Category switching trains cognitive flexibility, the ability to shift between different frames of thinking. Research on creative cognition shows that people who naturally switch between categories during ideation produce more original ideas than those who exhaust one category before moving to the next.

The constraint feels awkward at first. That's the point. The discomfort signals that you're recruiting new neural pathways instead of relying on familiar ones.

3. Remote Associates (Word Connections)

You're given three words that seem unrelated. Your job is to find a single word that connects all three.

For example: FALLING / ACTOR / DUST ... the answer is STAR (falling star, star actor, stardust).

This exercise measures and trains associative thinking, the ability to find non-obvious connections between concepts. It was developed by psychologist Sarnoff Mednick, who argued that creative thinking is fundamentally about making remote associations.

The more you practice, the faster your brain gets at traversing semantic networks, jumping between distant concepts to find surprising connections.

4. Analogical Encoding

Read two stories or case studies from completely different fields. Then extract the abstract principle they share and apply it to a new problem.

For example, a hospital that reduced infections by studying airline cockpit safety checklists. Different domains, same underlying principle: standardized protocols catch human error.

Research by Dedre Gentner at Northwestern shows that comparing two analogous situations, rather than studying one in isolation, dramatically improves your ability to transfer insights across domains. This is analogical reasoning, and it's one of the most powerful creative thinking tools available.

5. Constraint-Based Brainstorming

Instead of brainstorming freely, add deliberate constraints. "Design a chair using only one material." "Solve this problem with a $10 budget." "Explain this concept to a five-year-old."

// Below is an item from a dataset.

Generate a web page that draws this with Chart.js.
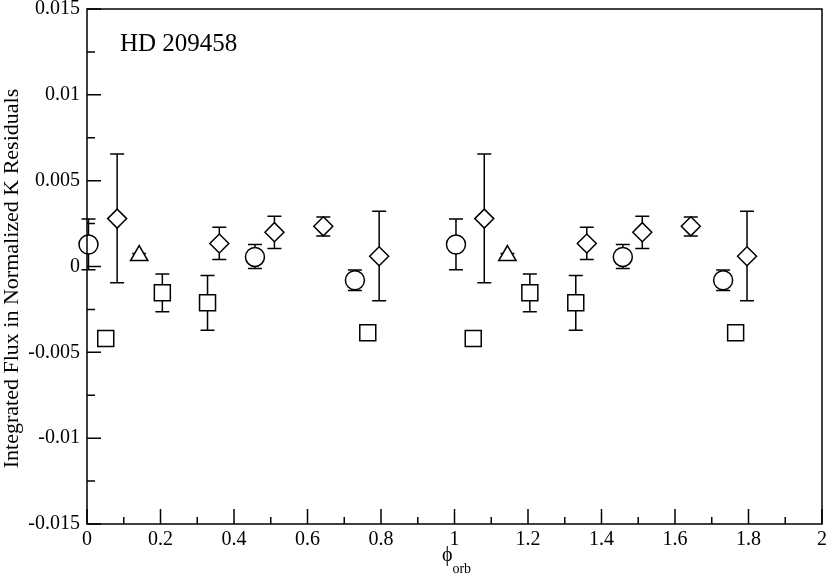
<!DOCTYPE html>
<html><head><meta charset="utf-8">
<script src="https://cdn.jsdelivr.net/npm/chart.js@4/dist/chart.umd.min.js"></script>
<style>html,body{margin:0;padding:0;background:#fff}canvas{display:block}</style>
</head><body>
<canvas id="c" width="830" height="578"></canvas>
<script>
// ---- text ----
const chartLabel = 'HD 209458';
const yAxisTitle = 'Integrated Flux in Normalized K Residuals';
const xAxisSymbol = '\u03D5';
const xAxisSub = 'orb';

// ---- axis ranges / ticks ----
const xRange = [0, 2];
const xStep = 0.2;
const yRange = [-0.015, 0.015];
const yStep = 0.005;

// ---- series (x = orbital phase, y = residual, lo/hi = error bar ends) ----
const circleX  = [0.004, 0.457, 0.729, 1.004, 1.458, 1.731];
const circleY  = [0.00128, 0.00056, -0.00080, 0.00128, 0.00056, -0.00080];
const circleLo = [-0.00019, -0.00012, -0.00140, -0.00019, -0.00012, -0.00140];
const circleHi = [0.00277, 0.00128, -0.00021, 0.00277, 0.00128, -0.00021];

const squareX  = [0.051, 0.205, 0.328, 0.764, 1.051, 1.205, 1.330, 1.765];
const squareY  = [-0.00419, -0.00153, -0.00211, -0.00386, -0.00419, -0.00153, -0.00211, -0.00386];
const squareLo = [-0.00419, -0.00263, -0.00372, -0.00386, -0.00419, -0.00263, -0.00372, -0.00386];
const squareHi = [-0.00419, -0.00043, -0.00052, -0.00386, -0.00419, -0.00043, -0.00052, -0.00386];

const diamondX  = [0.082, 0.360, 0.510, 0.643, 0.795, 1.081, 1.360, 1.511, 1.643, 1.796];
const diamondY  = [0.00279, 0.00134, 0.00200, 0.00234, 0.00060, 0.00279, 0.00134, 0.00200, 0.00234, 0.00060];
const diamondLo = [-0.00095, 0.00041, 0.00105, 0.00178, -0.00200, -0.00095, 0.00041, 0.00105, 0.00178, -0.00200];
const diamondHi = [0.00655, 0.00229, 0.00292, 0.00289, 0.00322, 0.00655, 0.00229, 0.00292, 0.00289, 0.00322];

const triangleX  = [0.142, 1.144];
const triangleY  = [0.00064, 0.00064];
const triangleLo = [0.00040, 0.00040];
const triangleHi = [0.00076, 0.00076];

function pts(xs, ys, lo, hi) {
  return xs.map((x, i) => ({x: x, y: ys[i], lo: lo[i], hi: hi[i]}));
}

const SERIF = "'Liberation Serif', 'Times New Roman', 'DejaVu Serif', serif";

function markerSet(label, data, style, radius) {
  return {
    label: label, data: data, pointStyle: style, pointRadius: radius,
    pointBackgroundColor: '#fff', pointBorderColor: '#000', pointBorderWidth: 1.5,
    showLine: false, clip: false
  };
}

const errorBars = {
  id: 'errorBars',
  beforeDatasetsDraw(chart) {
    const {ctx, scales: {x, y}} = chart;
    ctx.save();
    ctx.strokeStyle = '#000';
    ctx.lineWidth = 1.5;
    chart.data.datasets.forEach(ds => {
      ds.data.forEach(p => {
        if (p.lo === p.hi) return;
        const px = x.getPixelForValue(p.x);
        const y1 = y.getPixelForValue(p.lo), y2 = y.getPixelForValue(p.hi);
        ctx.beginPath();
        ctx.moveTo(px, y1); ctx.lineTo(px, y2);
        ctx.moveTo(px - 7, y1); ctx.lineTo(px + 7, y1);
        ctx.moveTo(px - 7, y2); ctx.lineTo(px + 7, y2);
        ctx.stroke();
      });
    });
    ctx.restore();
  }
};

const frameAndText = {
  id: 'frameAndText',
  afterDatasetsDraw(chart) {
    const {ctx, chartArea: a, scales: {x, y}} = chart;
    ctx.save();
    ctx.strokeStyle = '#000';
    ctx.lineWidth = 1.5;
    ctx.strokeRect(a.left, a.top, a.right - a.left, a.bottom - a.top);
    ctx.beginPath();
    // x ticks (inward)
    const xt = x.ticks.map(t => t.value);
    xt.forEach((v, i) => {
      const p = x.getPixelForValue(v);
      ctx.moveTo(p, a.bottom); ctx.lineTo(p, a.bottom - 15);
      if (i < xt.length - 1) {
        const m = x.getPixelForValue((v + xt[i + 1]) / 2);
        ctx.moveTo(m, a.bottom); ctx.lineTo(m, a.bottom - 7);
      }
    });
    // y ticks (inward)
    const yt = y.ticks.map(t => t.value);
    yt.forEach((v, i) => {
      const p = y.getPixelForValue(v);
      ctx.moveTo(a.left, p); ctx.lineTo(a.left + 14, p);
      if (i < yt.length - 1) {
        const m = y.getPixelForValue((v + yt[i + 1]) / 2);
        ctx.moveTo(a.left, m); ctx.lineTo(a.left + 8, m);
      }
    });
    ctx.stroke();

    ctx.fillStyle = '#000';
    ctx.textBaseline = 'alphabetic';

    // label inside plot
    ctx.font = '25px ' + SERIF;
    ctx.textAlign = 'left';
    ctx.fillText(chartLabel, a.left + 33, a.top + 42);

    // y axis title
    ctx.save();
    ctx.font = '22px ' + SERIF;
    ctx.textAlign = 'center';
    ctx.translate(18, (a.top + a.bottom) / 2 + 12);
    ctx.rotate(-Math.PI / 2);
    ctx.fillText(yAxisTitle, 0, 0);
    ctx.restore();

    // x axis title with subscript
    ctx.textAlign = 'left';
    ctx.font = '20px ' + SERIF;
    const w1 = ctx.measureText(xAxisSymbol).width;
    ctx.font = '14px ' + SERIF;
    const w2 = ctx.measureText(xAxisSub).width;
    const cx = (a.left + a.right) / 2 + 2;
    const sx = cx - (w1 + w2) / 2;
    ctx.font = '20px ' + SERIF;
    ctx.fillText(xAxisSymbol, sx, a.bottom + 36.5);
    ctx.font = '14px ' + SERIF;
    ctx.fillText(xAxisSub, sx + w1, a.bottom + 49);
    ctx.restore();
  }
};

function fmt(v) { return String(Math.round(v * 1000) / 1000); }

new Chart(document.getElementById('c'), {
  type: 'scatter',
  data: {
    datasets: [
      markerSet('circles', pts(circleX, circleY, circleLo, circleHi), 'circle', 9.5),
      markerSet('squares', pts(squareX, squareY, squareLo, squareHi), 'rect', 11.3),
      markerSet('diamonds', pts(diamondX, diamondY, diamondLo, diamondHi), 'rectRot', 9.5),
      markerSet('triangles', pts(triangleX, triangleY, triangleLo, triangleHi), 'triangle', 10)
    ]
  },
  options: {
    responsive: false,
    animation: false,
    devicePixelRatio: 1,
    layout: {autoPadding: false, padding: {top: 9, right: 8, left: 0, bottom: 0}},
    plugins: {legend: {display: false}, tooltip: {enabled: false}},
    scales: {
      x: {
        type: 'linear', min: xRange[0], max: xRange[1],
        grid: {display: false, drawTicks: false},
        border: {display: false},
        ticks: {stepSize: xStep, autoSkip: false, maxRotation: 0, padding: 4, color: '#000',
                font: {family: SERIF, size: 20}, callback: v => fmt(v)},
        afterFit(s) { s.height = 54; s.paddingLeft = 0; s.paddingRight = 0; }
      },
      y: {
        type: 'linear', min: yRange[0], max: yRange[1],
        grid: {display: false, drawTicks: false},
        border: {display: false},
        ticks: {stepSize: yStep, autoSkip: false, padding: 7, color: '#000',
                font: {family: SERIF, size: 20}, callback: v => fmt(v)},
        afterFit(s) { s.width = 87; s.paddingTop = 0; s.paddingBottom = 0; }
      }
    }
  },
  plugins: [errorBars, frameAndText]
});
</script>
</body></html>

Constraints seem like they should limit creativity. The opposite is true. Studies show that moderate constraints boost creative output by narrowing the search space and forcing your brain to find inventive solutions within boundaries.

This is why Twitter's 140-character limit spawned an entirely new form of writing, and why poets working in strict forms like sonnets often produce more imaginative language than those writing in free verse.

6. Second-Order Consequence Mapping

Take any event or decision and map out its cascading effects. What happens first? What does that cause? What does that cause?

For example: "What if everyone worked remotely full-time?"

  • First order: less commuting
  • Second order: suburban real estate prices rise, urban commercial real estate drops
  • Third order: new business models emerge around suburban coworking, urban buildings get repurposed

This exercises systems thinking and causal reasoning, both critical components of creative problem solving. It trains your brain to think beyond the obvious first-order effects and anticipate non-linear consequences.

7. Daily Creative Warm-Ups

Athletes warm up before competing. Your creative brain works the same way. Spending five minutes on a quick creative exercise before you start work primes the neural networks associated with divergent thinking.

Research on creative incubation shows that even brief engagement with creative tasks activates associative processing that persists after the exercise ends. You'll notice better ideas in your actual work, not just during the exercise itself.

The most effective warm-ups combine novelty with mild time pressure. A timed alternative-uses task or a set of word-connection puzzles works well.

Making It a Practice

The research is clear: sporadic creative exercise produces sporadic results. Consistent daily practice, even just five to ten minutes, produces compounding gains in creative fluency, originality, and flexibility.

Track your performance over time. Notice which exercises feel hardest for you. Those are the ones building the most new capability.

Creative thinking isn't about waiting for inspiration. It's about building the cognitive infrastructure that makes insight more likely. The exercises above give you the tools. The results come from showing up and doing the reps.